Coastal Sepik Headrest 

Papua New Guinea

19th century

It's always a greet feeling to discover a piece from a known hand. Even more when the reference piece has a very early date and place of collection. Such is the case for this great lower Sepik headrest which "brother" was collected in 1910 in Murik and is now in the collection of the Ethnographic museum of Berlin (Published in KVS, n°278 - see last images).

I am then very confortable placing the making and use of our headrest in the late 19th century.

 

Having studied lower Sepik headrests (see in particular the entry note for the Christie's Ratton-Meunier headrest in the "news" section of my website) I formally attribute this piece to an area going from the mouth of the Sepik river, towards the Murik lakes and a bit further on the north coast.
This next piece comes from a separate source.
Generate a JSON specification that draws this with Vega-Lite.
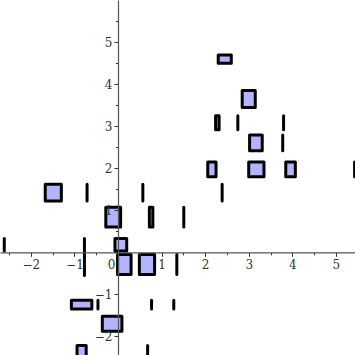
{
  "$schema": "https://vega.github.io/schema/vega-lite/v6.json",
  "width": 355,
  "height": 355,
  "padding": 0,
  "autosize": {"type": "none"},
  "background": "white",
  "config": {"view": {"stroke": null}},
  "data": {
    "values": [
      {"x1": 2.30, "x2": 2.60, "y1": 4.50, "y2": 4.70},
      {"x1": 2.85, "x2": 3.15, "y1": 3.45, "y2": 3.85},
      {"x1": 2.24, "x2": 2.32, "y1": 2.92, "y2": 3.25},
      {"x1": 2.75, "x2": 2.75, "y1": 2.92, "y2": 3.25},
      {"x1": 3.80, "x2": 3.80, "y1": 2.92, "y2": 3.25},
      {"x1": 3.02, "x2": 3.31, "y1": 2.42, "y2": 2.79},
      {"x1": 3.78, "x2": 3.78, "y1": 2.42, "y2": 2.79},
      {"x1": 2.06, "x2": 2.25, "y1": 1.80, "y2": 2.15},
      {"x1": 3.00, "x2": 3.35, "y1": 1.80, "y2": 2.15},
      {"x1": 3.85, "x2": 4.07, "y1": 1.80, "y2": 2.15},
      {"x1": 5.43, "x2": 5.43, "y1": 1.80, "y2": 2.15},
      {"x1": 2.39, "x2": 2.39, "y1": 1.22, "y2": 1.62},
      {"x1": -1.67, "x2": -1.30, "y1": 1.22, "y2": 1.62},
      {"x1": -0.71, "x2": -0.71, "y1": 1.22, "y2": 1.62},
      {"x1": 0.57, "x2": 0.57, "y1": 1.22, "y2": 1.62},
      {"x1": -0.28, "x2": 0.06, "y1": 0.60, "y2": 1.07},
      {"x1": 0.72, "x2": 0.80, "y1": 0.60, "y2": 1.07},
      {"x1": 1.51, "x2": 1.51, "y1": 0.60, "y2": 1.07},
      {"x1": -2.61, "x2": -2.61, "y1": 0.03, "y2": 0.33},
      {"x1": -0.07, "x2": 0.20, "y1": 0.03, "y2": 0.33},
      {"x1": -0.77, "x2": -0.77, "y1": -0.55, "y2": 0.33},
      {"x1": -0.01, "x2": 0.30, "y1": -0.53, "y2": -0.05},
      {"x1": 0.49, "x2": 0.84, "y1": -0.53, "y2": -0.05},
      {"x1": 1.35, "x2": 1.35, "y1": -0.53, "y2": -0.05},
      {"x1": -1.07, "x2": -0.60, "y1": -1.35, "y2": -1.14},
      {"x1": -0.46, "x2": -0.46, "y1": -1.35, "y2": -1.14},
      {"x1": 0.77, "x2": 0.77, "y1": -1.35, "y2": -1.14},
      {"x1": 1.28, "x2": 1.28, "y1": -1.35, "y2": -1.14},
      {"x1": -0.36, "x2": 0.09, "y1": -1.88, "y2": -1.52},
      {"x1": -0.94, "x2": -0.73, "y1": -2.70, "y2": -2.22},
      {"x1": 0.68, "x2": 0.68, "y1": -2.70, "y2": -2.22}
    ]
  },
  "mark": {
    "type": "rect",
    "fill": "#b3b3ff",
    "stroke": "black",
    "strokeWidth": 3,
    "strokeJoin": "round",
    "strokeCap": "round",
    "clip": true
  },
  "encoding": {
    "x": {
      "field": "x1",
      "type": "quantitative",
      "scale": {"domain": [-2.708, 5.439], "nice": false, "zero": false},
      "axis": {
        "title": null,
        "grid": false,
        "offset": -102.7,
        "zindex": 1,
        "values": [-2.5, -2, -1.5, -1, -0.5, 0, 0.5, 1, 1.5, 2, 2.5, 3, 3.5, 4, 4.5, 5],
        "labelExpr": "datum.value % 1 === 0 ? format(datum.value, 'd') : ''",
        "labelFont": "DejaVu Serif",
        "labelFontSize": 12,
        "labelColor": "#333333",
        "labelPadding": 3,
        "labelFlush": false,
        "labelOverlap": false,
        "labelAlign": {"condition": {"test": "datum.value === 0", "value": "right"}, "value": "center"},
        "labelOffset": {"condition": {"test": "datum.value === 0", "value": -3}, "value": 0},
        "domainColor": "#555555",
        "domainWidth": 1.2,
        "tickColor": "#333333",
        "tickWidth": 1,
        "tickSize": {"condition": {"test": "datum.value % 1 === 0", "value": 4}, "value": 2.5}
      }
    },
    "x2": {"field": "x2"},
    "y": {
      "field": "y1",
      "type": "quantitative",
      "scale": {"domain": [-2.445, 6.007], "nice": false, "zero": false},
      "axis": {
        "title": null,
        "grid": false,
        "offset": -118,
        "zindex": 1,
        "values": [-2, -1.5, -1, -0.5, 0, 0.5, 1, 1.5, 2, 2.5, 3, 3.5, 4, 4.5, 5, 5.5],
        "labelExpr": "datum.value % 1 === 0 && datum.value !== 0 ? format(datum.value, 'd') : ''",
        "labelFont": "DejaVu Serif",
        "labelFontSize": 12,
        "labelColor": "#333333",
        "labelPadding": 2,
        "labelFlush": false,
        "labelOverlap": false,
        "domainColor": "#555555",
        "domainWidth": 1.2,
        "tickColor": "#333333",
        "tickWidth": 1,
        "tickSize": {"condition": {"test": "datum.value % 1 === 0", "value": 4}, "value": 2.5}
      }
    },
    "y2": {"field": "y2"}
  }
}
The four figures represented are looking in all four directions, so as to protect the head of the owner - the most sacred part of the body - when resting. The mythical figures are very probably half-human, half bats - similarly to the bats amulets attached to the masts of the sea-going Murik canoes. Fruit-eating Bats are powerful symbols of abundance in the Lower Sepik.  

Initially covered in red ochre, a symbol of power and sexual attraction in the lower Sepik, the patina is now dark brown and dry. Note the noses are pierced and some still have remains of rope into them.  

 

The venerable piece comes from a private collection in Sweden and sits on a custom patinated oak base by Romain Laforêt.